The district is accused of withdrawing frequently absent students from their data rolls to give TPS better state report card scores.

TOLEDO (WTOL) - Nearly 10 years after the initial policy was enacted, leaders at Toledo Public Schools continue to feel the repercussions of the data scrubbing incident.

TPS superintendent, along with two district administrators, are facing sanctions from the state connected to the district’s controversial data scrubbing policy from 2010.

The district is accused of withdrawing students who were frequently absent for 5 days in a row or 20 days total in the school year from their data rolls.

The idea would be that those students would tend to be low-scoring students on test scores, and by removing them from the rolls, their scores would not count towards the district’s state report card.

The school would then re-enroll them after their test scores were reported.

READ MORE: State auditor finds attendance scrubbing in 8 schools from TPS

Last year, disciplinary action was taken by the Ohio Department of Education against 17 current and former TPS administrators and principals, but the TPS Board of Education disputed that any wrongdoing occurred regarding data scrubbing.

READ MORE: TPS board acknowledges disciplinary action against staff; disputes wrongdoing

Superintendent Dr Durant along with Jim Gault and Brian Murphy will all have their licenses suspended in July of this year for 30 days. They all had different roles within TPS during the 2010-2011 school year but are still employed with the district.

Dr. Durant says the entire process has been frustrating for the district because TPS was only using a practice they and other school districts had been doing for a number of years.
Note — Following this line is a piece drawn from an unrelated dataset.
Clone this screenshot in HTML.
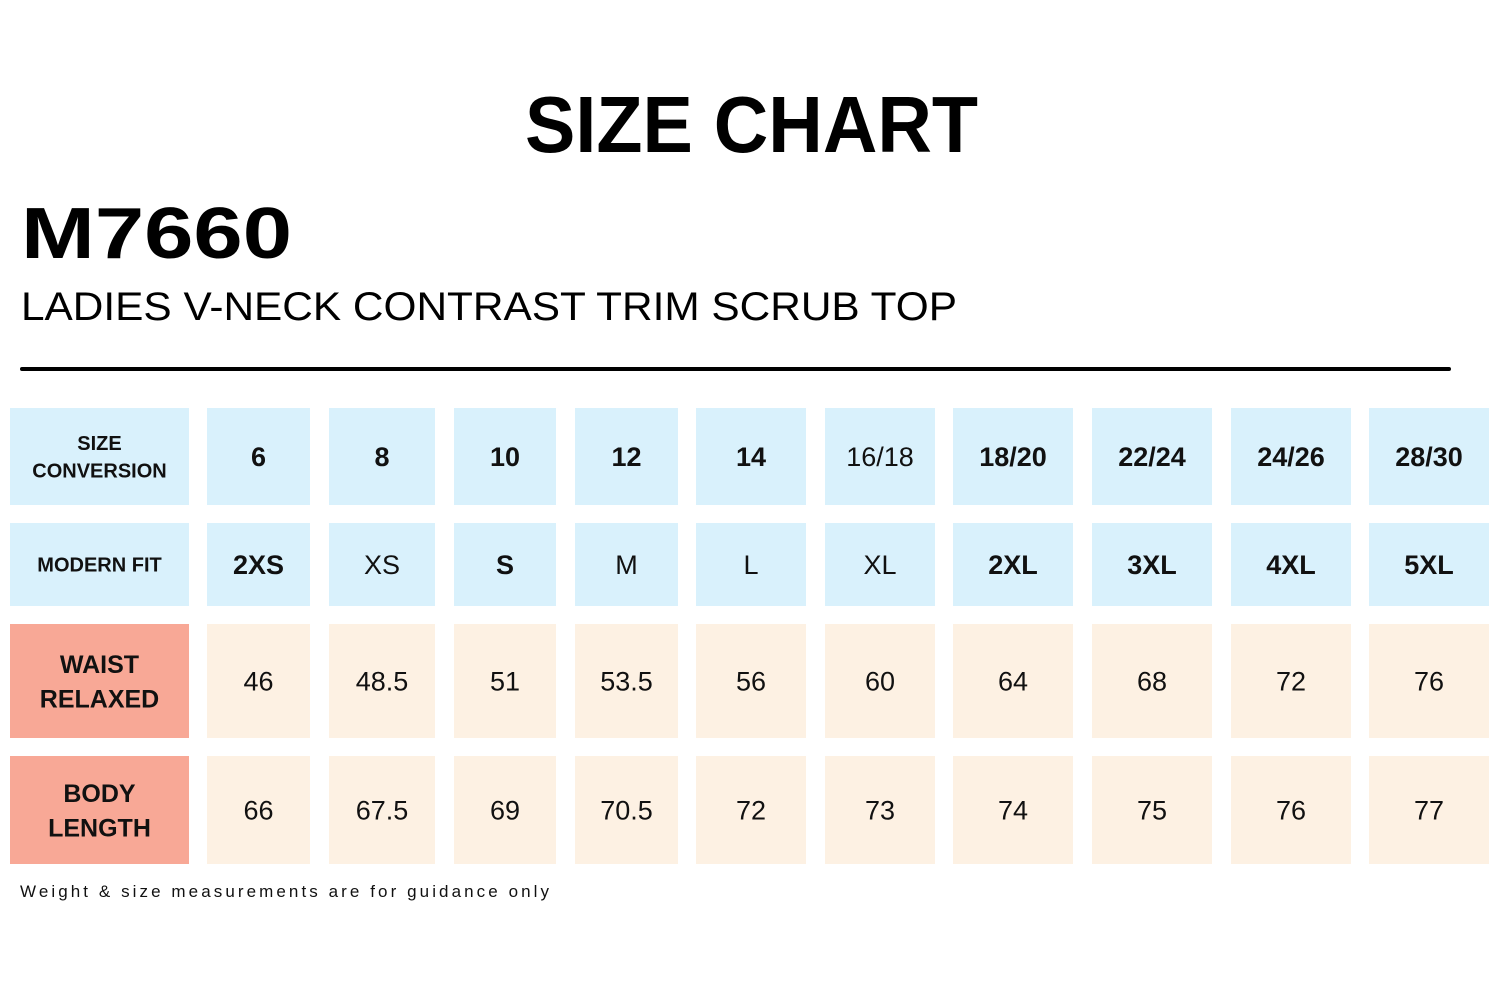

“We had looked for guidance, we filed emails, documentations on all those things, of reaching out to the state for guidance because they only provided a one-line sentence within the manual, which was very obscure in essence of its understanding,” Dr. Durant said. “So we constantly reached out via email as well as consulted with other schools districts to see what they were doing. And what we used was their own identification of what chronic absenteeism was.”